Las Vegas Sun

March 28, 2024

Transmission line could help prevent another crisis

Utility experts are hailing plans for a massive Western electricity transmission line as an important step in averting a repeat of the 2000-01 Western energy crisis that cost Nevada utilities and their customers millions of dollars.

On Monday, the governors of four Western states, including Nevada, signed a memorandum of understanding that was described as the first step toward the creation of the Frontier Line, which could cost as much as $20 billion.

Project documents said that across the West, electricity load has grown by more than 60 percent over the past 20 years. At the same time, however, high-voltage transmission has expanded by less than 20 percent.

"This project will increase reliability and ease transmission bottlenecks throughout the region," documents said.

Those bottlenecks helped energy traders -- such as Enron Corp. -- manipulate the market and drive up prices during the Western energy crisis.

"They were gaming those bottlenecks, and there were only a few transmission corridors," said Jake Mercer, a utilities analyst with Piper Jaffray & Co. "If the transmission capacity was expanded, it would be a lot harder to game that market."

Richard Burdette, energy adviser to Gov. Kenny Guinn, said Mercer's statement was accurate.

"I would agree with that assessment," he said, while adding that market congestion was not the only factor in the crisis. "Enron and others hid prices of the product. One of the ways they hid the prices was through congestion, and they were able to impose some of that congestion at their own will."

That problem is particularly acute for Nevada Power Co. of Las Vegas, which purchases more than 50 percent of its peak power load on the open market.

If successful, the line could be as long as 1,700 miles, include a series of power plants and connect resources in Nevada, California, Utah and Wyoming.

Officials from the involved states are indicating that the total savings for Western customers created by the project could reach as much as $1.7 billion annually. That savings would be driven by the increased efficiency created from the ability to move power resources around the region.

An exact Nevada savings was unknown, but Burdette characterized the amount as "million of dollars."

California, project documents said, could see an annual savings of as much as $400 million.

In Nevada, as in the other states, the line is needed in order to allow utilities to keep up with demands for power that is being driven by rapid population growth.

Burdette said that over the next five or six years, Nevada Power will have done all it can to meet load growth through measures such as conservation and management of existing resources.

The Frontier Line would allow Nevada utilities the ability to tap new clean-technology coal-fired power plants slated for construction in Montana and Wyoming in order to meet local demand. The availability of additional resources will help drive down prices, Burdette said.

Don Soderberg, chairman of the Public Utilities Commission of Nevada, said that the project would improve the Western system.

"The (memorandum of understanding) represents a new label of cooperation and a step forward in the effort to increase the effectiveness of the West's transmission grid," he said.

The Frontier Line also would allow Nevada utilities, which are currently under a state mandate to develop renewable energy resources, to export that "green" power to other states.

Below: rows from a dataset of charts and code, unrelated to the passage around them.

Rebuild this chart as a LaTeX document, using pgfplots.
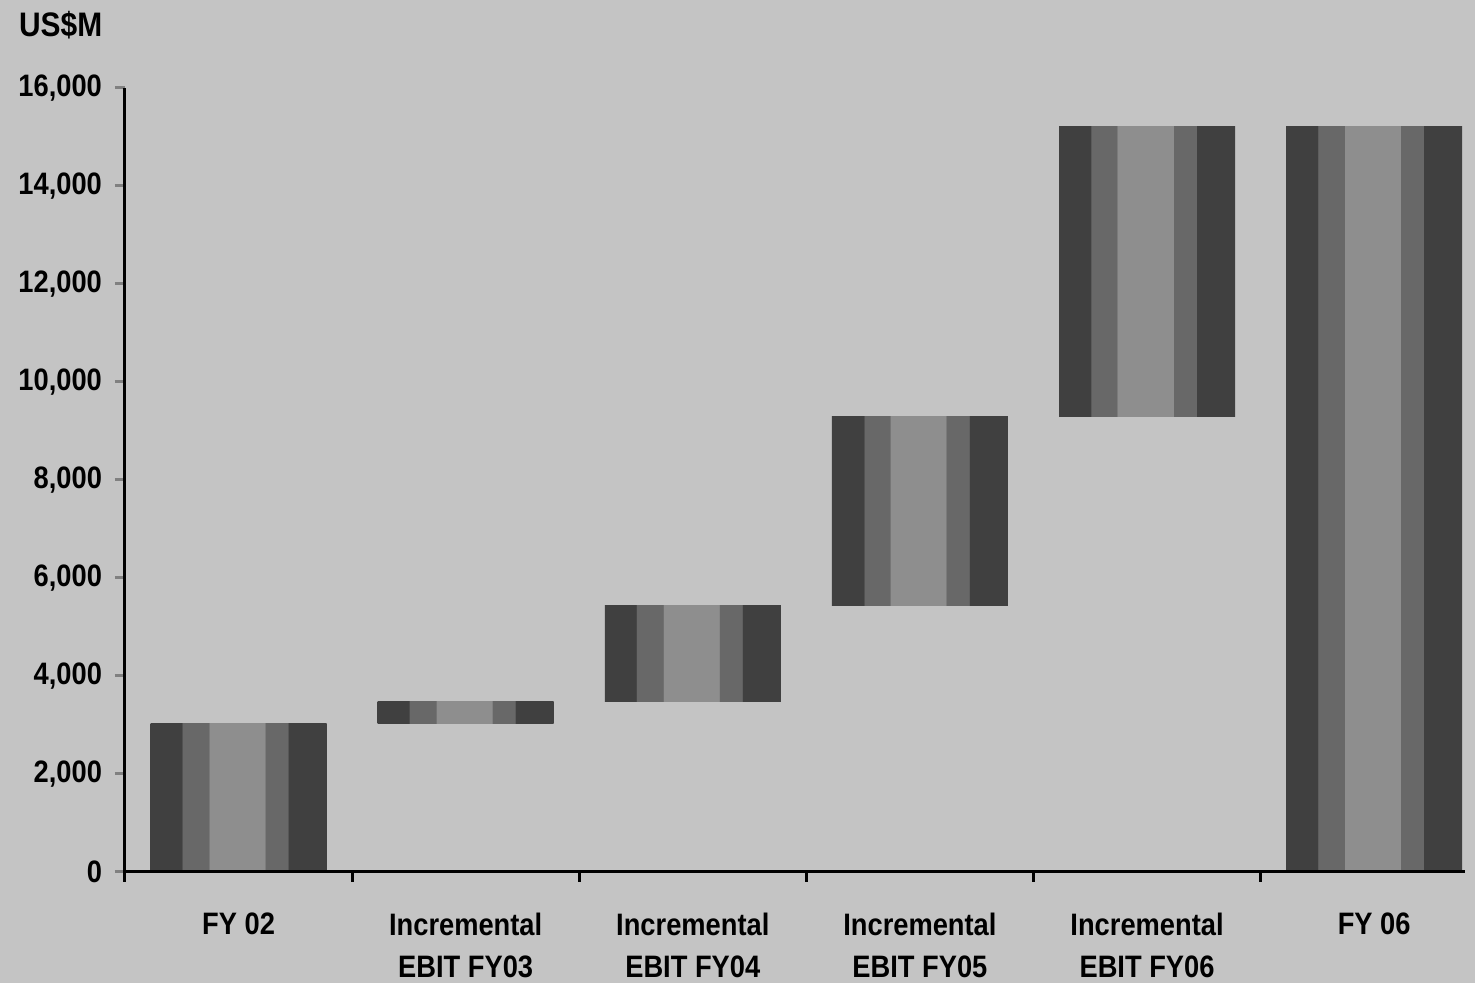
\documentclass[border=0pt]{standalone}
\usepackage{pgfplots}
\pgfplotsset{compat=1.18}
\usepackage{fontspec}
\setmainfont[FakeStretch=0.88]{Liberation Sans}
\definecolor{bgc}{HTML}{C4C4C4}
\definecolor{bdark}{HTML}{404040}
\definecolor{bmid}{HTML}{686868}
\definecolor{blight}{HTML}{8E8E8E}
\pgfdeclarehorizontalshading{barshade}{100bp}{color(0bp)=(bdark); color(34bp)=(bdark); color(34.01bp)=(bmid); color(41.5bp)=(bmid); color(41.51bp)=(blight); color(57.5bp)=(blight); color(57.51bp)=(bmid); color(64bp)=(bmid); color(64.01bp)=(bdark); color(100bp)=(bdark)}
\pgfplotsset{wfbar/.style={draw=none, shading=barshade, mark=none}}
\begin{document}
\begin{tikzpicture}
\fill[bgc] (0,0) rectangle (737.5pt,491.5pt);
\begin{axis}[
  at={(62.5pt,55.5pt)}, anchor=south west, scale only axis,
  width=670pt, height=392pt,
  xmin=-0.5, xmax=5.4, ymin=0, ymax=16000,
  separate axis lines, axis x line*=bottom, axis y line*=left,
  axis line style={line width=1.5pt},
  axis on top,
  xtick={0,...,5},
  xticklabels={FY 02,Incremental\\EBIT FY03,Incremental\\EBIT FY04,Incremental\\EBIT FY05,Incremental\\EBIT FY06,FY 06},
  xtick style={draw=none},
  extra x ticks={-0.5,0.5,1.5,2.5,3.5,4.5},
  extra x tick labels={},
  extra x tick style={xtick style={draw=black,line width=1.5pt}, major tick length=5pt, tick align=outside},
  ytick={0,2000,...,16000},
  ytick style={line width=1.5pt},
  tick align=outside, major tick length=5pt,
  scaled y ticks=false,
  /pgf/number format/.cd, 1000 sep={,}, assume math mode=true,
  /pgfplots/.cd,
  tick label style={font=\fontsize{15.5}{21}\selectfont\bfseries},
  xticklabel style={align=center, anchor=north, yshift=-12pt},
  yticklabel style={anchor=east, xshift=-3pt},
]
% FY 02: 0 -> 3040
\addplot[wfbar] coordinates {(-0.3875,0) (0.3875,0) (0.3875,3040) (-0.3875,3040)} -- cycle;
% Incremental EBIT FY03: 3040 -> 3470
\addplot[wfbar] coordinates {(0.6125,3040) (1.3875,3040) (1.3875,3470) (0.6125,3470)} -- cycle;
% Incremental EBIT FY04: 3470 -> 5430
\addplot[wfbar] coordinates {(1.6125,3470) (2.3875,3470) (2.3875,5430) (1.6125,5430)} -- cycle;
% Incremental EBIT FY05: 5430 -> 9290
\addplot[wfbar] coordinates {(2.6125,5430) (3.3875,5430) (3.3875,9290) (2.6125,9290)} -- cycle;
% Incremental EBIT FY06: 9290 -> 15220
\addplot[wfbar] coordinates {(3.6125,9290) (4.3875,9290) (4.3875,15220) (3.6125,15220)} -- cycle;
% FY 06: 0 -> 15220
\addplot[wfbar] coordinates {(4.6125,0) (5.3875,0) (5.3875,15220) (4.6125,15220)} -- cycle;
\end{axis}
\node[anchor=base west, font=\fontsize{17}{20}\selectfont\bfseries] at (6pt,473pt) {US\$M};
\pgfresetboundingbox
\path[use as bounding box] (0,0) rectangle (737.5pt,491.5pt);
\end{tikzpicture}
\end{document}
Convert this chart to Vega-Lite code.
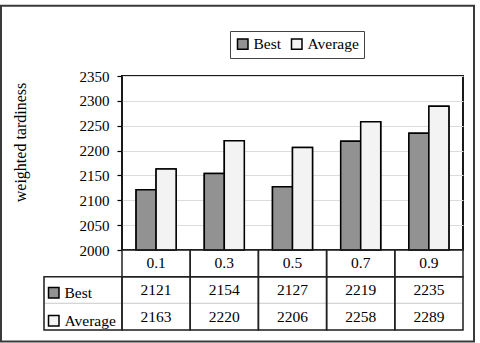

The line also would connect Nevada Power's system with that of its Reno-based sister utility, Sierra Pacific Power Co. That would give Nevada Power access to geothermal resources in Northern Nevada while giving Northern Nevada access to solar power resources under development in the south.

Carolyn Barbash, executive in charge of transmission for Sierra Pacific Resources, parent company of Nevada Power and Sierra Pacific Power, said the concept of the project would be worthwhile for the utilities, but true benefits for Nevada are still unclear as the project continues to take shape.

Burdette, who will sit on the coordinating committee for the project, said the next step would likely be an engineering project to determine the possibilities for the line and begin examining the permitting process necessary for a line that will cross a number of jurisdictions.

"This is enormously complex," Burdette said.